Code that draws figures

_ _ _ _

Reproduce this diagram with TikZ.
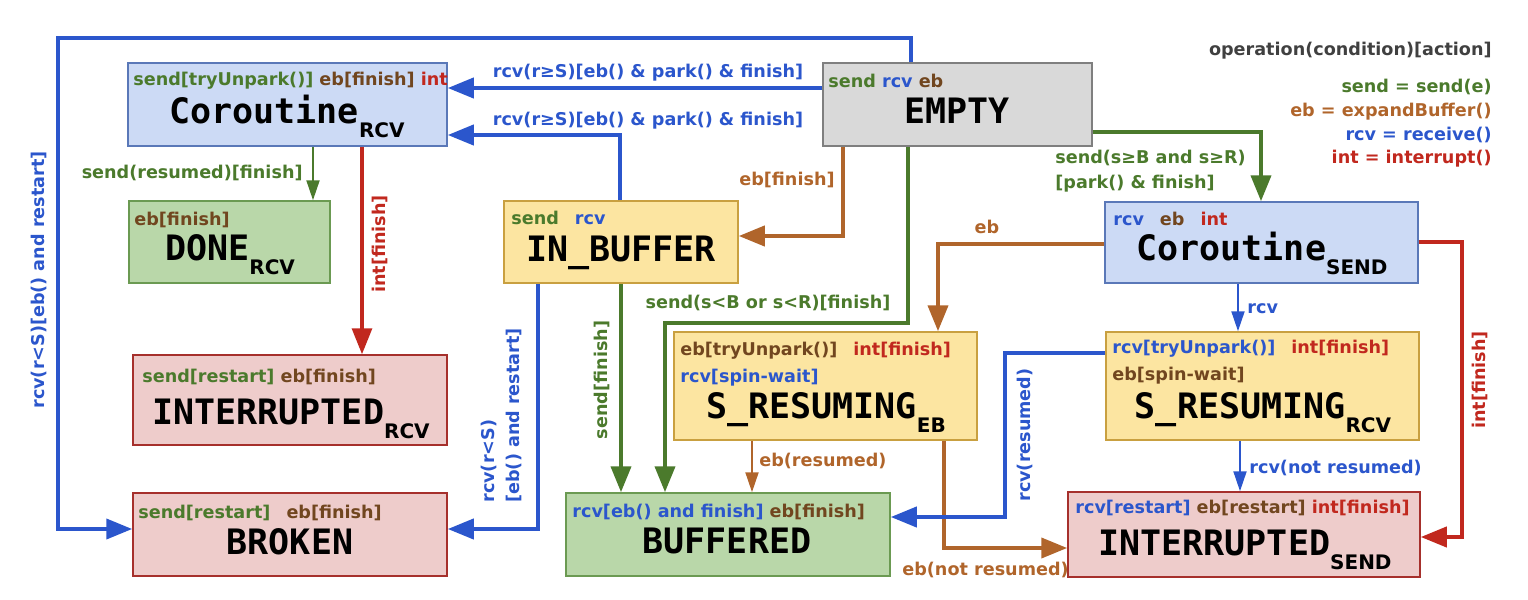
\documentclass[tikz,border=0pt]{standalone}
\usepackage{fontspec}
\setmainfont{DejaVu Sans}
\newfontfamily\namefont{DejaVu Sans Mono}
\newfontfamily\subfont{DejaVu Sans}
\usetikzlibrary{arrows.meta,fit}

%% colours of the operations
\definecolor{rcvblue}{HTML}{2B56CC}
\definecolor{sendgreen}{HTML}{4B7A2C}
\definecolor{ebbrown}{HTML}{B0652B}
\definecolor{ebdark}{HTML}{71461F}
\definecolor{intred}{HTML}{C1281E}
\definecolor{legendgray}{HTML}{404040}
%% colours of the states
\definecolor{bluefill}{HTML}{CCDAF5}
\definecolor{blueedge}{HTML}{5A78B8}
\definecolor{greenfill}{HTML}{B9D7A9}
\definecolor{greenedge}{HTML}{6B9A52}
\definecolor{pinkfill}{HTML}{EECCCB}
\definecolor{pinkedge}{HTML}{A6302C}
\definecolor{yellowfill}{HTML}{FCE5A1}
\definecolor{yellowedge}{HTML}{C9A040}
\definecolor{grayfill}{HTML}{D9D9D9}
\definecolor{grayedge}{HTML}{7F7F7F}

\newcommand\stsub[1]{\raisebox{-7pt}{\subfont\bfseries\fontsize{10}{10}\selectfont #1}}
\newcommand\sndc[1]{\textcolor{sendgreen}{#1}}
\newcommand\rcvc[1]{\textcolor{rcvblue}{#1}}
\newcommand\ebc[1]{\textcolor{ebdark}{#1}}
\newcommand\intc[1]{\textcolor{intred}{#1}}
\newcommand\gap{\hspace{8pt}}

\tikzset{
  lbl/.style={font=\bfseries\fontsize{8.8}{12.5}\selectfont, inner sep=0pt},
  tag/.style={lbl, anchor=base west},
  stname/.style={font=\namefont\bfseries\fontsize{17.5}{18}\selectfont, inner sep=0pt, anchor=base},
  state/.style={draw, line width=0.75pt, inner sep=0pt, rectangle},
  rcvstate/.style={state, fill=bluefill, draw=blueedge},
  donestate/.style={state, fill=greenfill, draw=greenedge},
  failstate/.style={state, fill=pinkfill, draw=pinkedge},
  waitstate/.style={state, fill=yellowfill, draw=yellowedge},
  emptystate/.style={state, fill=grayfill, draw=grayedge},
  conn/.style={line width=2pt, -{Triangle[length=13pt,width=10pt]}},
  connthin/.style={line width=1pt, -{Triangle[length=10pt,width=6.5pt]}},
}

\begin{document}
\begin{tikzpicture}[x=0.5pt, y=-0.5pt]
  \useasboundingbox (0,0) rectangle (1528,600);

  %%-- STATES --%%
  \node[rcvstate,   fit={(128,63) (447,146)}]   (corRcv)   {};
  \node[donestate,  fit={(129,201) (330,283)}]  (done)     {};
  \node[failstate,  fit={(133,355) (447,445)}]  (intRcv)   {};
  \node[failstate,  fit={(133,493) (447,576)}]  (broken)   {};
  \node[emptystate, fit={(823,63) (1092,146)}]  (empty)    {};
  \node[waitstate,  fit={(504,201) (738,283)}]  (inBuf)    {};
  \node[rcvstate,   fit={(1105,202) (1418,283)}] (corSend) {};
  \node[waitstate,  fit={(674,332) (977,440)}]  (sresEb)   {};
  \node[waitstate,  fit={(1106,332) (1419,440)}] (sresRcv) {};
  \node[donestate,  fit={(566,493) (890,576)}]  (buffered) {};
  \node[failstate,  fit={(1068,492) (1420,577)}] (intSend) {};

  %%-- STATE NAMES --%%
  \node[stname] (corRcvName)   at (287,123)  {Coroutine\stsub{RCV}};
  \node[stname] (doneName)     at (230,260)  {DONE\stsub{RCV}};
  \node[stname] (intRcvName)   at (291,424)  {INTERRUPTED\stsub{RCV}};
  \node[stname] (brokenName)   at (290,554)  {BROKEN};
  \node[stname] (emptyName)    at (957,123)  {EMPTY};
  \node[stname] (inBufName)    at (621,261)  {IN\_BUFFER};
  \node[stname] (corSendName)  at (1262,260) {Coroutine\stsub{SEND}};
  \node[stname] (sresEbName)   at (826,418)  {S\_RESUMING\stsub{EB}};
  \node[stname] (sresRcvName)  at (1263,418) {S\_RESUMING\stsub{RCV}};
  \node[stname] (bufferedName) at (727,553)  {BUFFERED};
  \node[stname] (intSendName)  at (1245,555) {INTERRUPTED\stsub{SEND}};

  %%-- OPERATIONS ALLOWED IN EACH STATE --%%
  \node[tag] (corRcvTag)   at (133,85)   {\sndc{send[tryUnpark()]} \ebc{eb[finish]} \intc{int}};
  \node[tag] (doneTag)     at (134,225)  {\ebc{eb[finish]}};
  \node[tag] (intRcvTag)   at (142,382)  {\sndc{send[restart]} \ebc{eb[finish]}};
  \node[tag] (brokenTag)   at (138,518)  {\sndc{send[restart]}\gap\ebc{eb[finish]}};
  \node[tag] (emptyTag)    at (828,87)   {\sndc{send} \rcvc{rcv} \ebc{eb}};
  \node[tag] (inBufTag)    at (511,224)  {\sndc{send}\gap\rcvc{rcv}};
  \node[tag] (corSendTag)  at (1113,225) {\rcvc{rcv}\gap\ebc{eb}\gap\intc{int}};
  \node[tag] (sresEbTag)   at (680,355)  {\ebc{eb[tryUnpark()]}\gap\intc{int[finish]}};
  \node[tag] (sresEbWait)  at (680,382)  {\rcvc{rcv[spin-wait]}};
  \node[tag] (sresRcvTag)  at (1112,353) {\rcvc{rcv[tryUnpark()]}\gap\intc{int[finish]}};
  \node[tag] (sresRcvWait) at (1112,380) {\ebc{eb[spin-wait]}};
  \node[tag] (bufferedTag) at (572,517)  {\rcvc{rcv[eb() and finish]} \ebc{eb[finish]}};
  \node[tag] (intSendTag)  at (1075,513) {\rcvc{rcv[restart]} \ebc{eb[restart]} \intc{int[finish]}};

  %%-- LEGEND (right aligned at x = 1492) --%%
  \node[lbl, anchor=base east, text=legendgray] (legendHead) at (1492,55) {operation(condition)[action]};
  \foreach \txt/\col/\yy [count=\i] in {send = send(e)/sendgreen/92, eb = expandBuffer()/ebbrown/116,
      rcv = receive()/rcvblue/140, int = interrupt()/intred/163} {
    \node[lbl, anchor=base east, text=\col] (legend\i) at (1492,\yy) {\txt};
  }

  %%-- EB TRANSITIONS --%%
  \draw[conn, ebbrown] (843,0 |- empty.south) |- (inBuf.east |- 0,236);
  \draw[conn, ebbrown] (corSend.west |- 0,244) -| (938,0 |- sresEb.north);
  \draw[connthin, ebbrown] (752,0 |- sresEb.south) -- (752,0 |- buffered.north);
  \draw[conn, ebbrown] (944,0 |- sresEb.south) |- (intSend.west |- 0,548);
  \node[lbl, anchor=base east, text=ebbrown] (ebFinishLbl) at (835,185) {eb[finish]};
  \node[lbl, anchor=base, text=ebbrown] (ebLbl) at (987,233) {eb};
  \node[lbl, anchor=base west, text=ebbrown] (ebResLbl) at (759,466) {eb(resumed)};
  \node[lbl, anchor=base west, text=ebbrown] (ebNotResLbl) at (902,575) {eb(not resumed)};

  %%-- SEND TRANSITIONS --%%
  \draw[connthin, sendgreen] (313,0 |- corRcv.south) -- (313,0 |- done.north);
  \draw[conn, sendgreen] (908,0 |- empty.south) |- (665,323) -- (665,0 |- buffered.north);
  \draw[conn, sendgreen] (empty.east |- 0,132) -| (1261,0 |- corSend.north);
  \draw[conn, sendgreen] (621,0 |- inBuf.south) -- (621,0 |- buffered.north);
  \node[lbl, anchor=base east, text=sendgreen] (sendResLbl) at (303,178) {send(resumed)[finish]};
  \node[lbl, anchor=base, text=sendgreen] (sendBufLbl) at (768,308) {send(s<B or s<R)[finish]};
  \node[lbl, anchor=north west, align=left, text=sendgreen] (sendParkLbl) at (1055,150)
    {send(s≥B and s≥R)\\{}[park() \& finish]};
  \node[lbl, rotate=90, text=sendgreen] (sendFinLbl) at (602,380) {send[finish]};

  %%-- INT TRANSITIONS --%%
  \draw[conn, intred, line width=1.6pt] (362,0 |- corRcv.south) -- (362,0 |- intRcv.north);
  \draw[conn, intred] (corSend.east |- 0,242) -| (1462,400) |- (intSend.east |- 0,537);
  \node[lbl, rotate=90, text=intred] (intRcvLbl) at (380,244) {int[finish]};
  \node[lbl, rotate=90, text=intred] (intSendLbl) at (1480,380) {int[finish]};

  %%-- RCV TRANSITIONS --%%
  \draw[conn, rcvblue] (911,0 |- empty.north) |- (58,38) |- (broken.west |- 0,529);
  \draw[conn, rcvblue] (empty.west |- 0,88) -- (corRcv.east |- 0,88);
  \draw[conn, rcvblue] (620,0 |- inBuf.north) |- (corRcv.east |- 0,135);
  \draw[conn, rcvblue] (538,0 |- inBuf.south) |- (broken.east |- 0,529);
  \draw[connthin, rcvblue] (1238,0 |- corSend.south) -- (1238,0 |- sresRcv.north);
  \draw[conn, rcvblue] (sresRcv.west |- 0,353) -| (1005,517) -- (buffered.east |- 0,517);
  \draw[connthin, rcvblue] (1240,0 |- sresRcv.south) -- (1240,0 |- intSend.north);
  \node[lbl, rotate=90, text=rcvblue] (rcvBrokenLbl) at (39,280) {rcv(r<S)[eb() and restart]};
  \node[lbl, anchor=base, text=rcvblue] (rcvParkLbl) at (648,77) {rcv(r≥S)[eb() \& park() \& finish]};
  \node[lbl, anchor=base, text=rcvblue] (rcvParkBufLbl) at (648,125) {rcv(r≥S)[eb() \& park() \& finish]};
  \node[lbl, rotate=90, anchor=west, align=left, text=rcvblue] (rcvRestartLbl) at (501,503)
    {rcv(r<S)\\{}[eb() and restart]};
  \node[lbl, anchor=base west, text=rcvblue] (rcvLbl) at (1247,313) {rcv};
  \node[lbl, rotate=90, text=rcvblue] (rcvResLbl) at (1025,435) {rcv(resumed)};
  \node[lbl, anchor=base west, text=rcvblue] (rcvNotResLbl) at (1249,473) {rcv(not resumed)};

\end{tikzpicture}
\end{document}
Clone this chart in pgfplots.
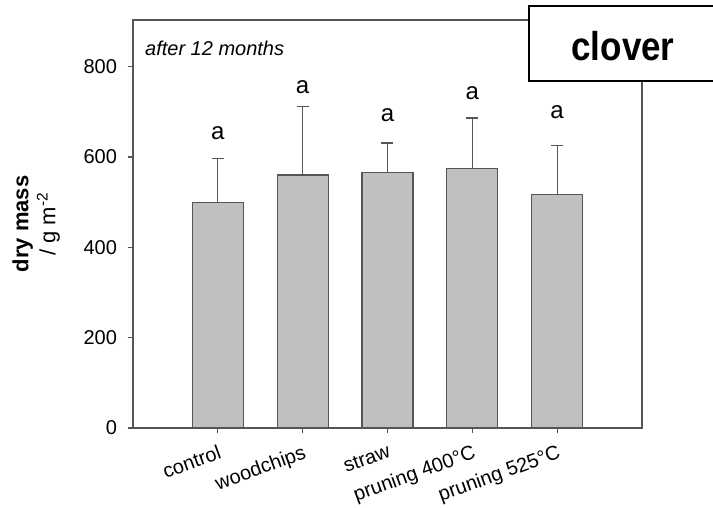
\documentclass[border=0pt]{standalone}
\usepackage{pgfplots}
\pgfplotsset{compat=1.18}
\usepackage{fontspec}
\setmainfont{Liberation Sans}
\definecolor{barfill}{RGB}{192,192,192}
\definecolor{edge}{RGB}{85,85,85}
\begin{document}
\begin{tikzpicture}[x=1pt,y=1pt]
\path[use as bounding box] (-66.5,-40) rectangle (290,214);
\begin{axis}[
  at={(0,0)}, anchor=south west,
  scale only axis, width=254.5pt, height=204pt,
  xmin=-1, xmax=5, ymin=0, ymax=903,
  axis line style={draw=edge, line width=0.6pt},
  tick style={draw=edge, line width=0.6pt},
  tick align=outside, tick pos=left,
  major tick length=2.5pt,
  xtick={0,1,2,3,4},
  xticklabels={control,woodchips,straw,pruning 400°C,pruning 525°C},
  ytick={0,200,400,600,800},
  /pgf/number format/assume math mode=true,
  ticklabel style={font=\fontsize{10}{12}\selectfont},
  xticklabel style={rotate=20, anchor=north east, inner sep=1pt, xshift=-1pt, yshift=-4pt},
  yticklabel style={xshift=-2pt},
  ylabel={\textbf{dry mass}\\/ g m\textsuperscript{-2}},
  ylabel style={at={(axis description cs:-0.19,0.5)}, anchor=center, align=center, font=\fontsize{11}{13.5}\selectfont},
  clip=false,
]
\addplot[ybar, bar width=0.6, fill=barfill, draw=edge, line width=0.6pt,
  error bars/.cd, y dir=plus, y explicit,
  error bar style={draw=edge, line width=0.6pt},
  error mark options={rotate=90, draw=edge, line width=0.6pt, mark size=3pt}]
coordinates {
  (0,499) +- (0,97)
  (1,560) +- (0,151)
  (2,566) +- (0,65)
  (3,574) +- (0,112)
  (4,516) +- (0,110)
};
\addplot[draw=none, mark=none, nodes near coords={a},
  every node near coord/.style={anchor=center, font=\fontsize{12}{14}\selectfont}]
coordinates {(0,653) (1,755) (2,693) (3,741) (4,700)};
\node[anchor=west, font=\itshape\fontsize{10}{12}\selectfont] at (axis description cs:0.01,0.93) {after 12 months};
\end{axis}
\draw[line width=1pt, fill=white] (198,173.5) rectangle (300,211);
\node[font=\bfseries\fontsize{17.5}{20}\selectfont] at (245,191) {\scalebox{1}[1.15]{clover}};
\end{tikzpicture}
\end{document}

_ _ _ _

→ Task statement:
Search the data for the string "this". List each line that has it.

→ Written solution:
Reproduce this diagram with TikZ.
Clone this chart in pgfplots.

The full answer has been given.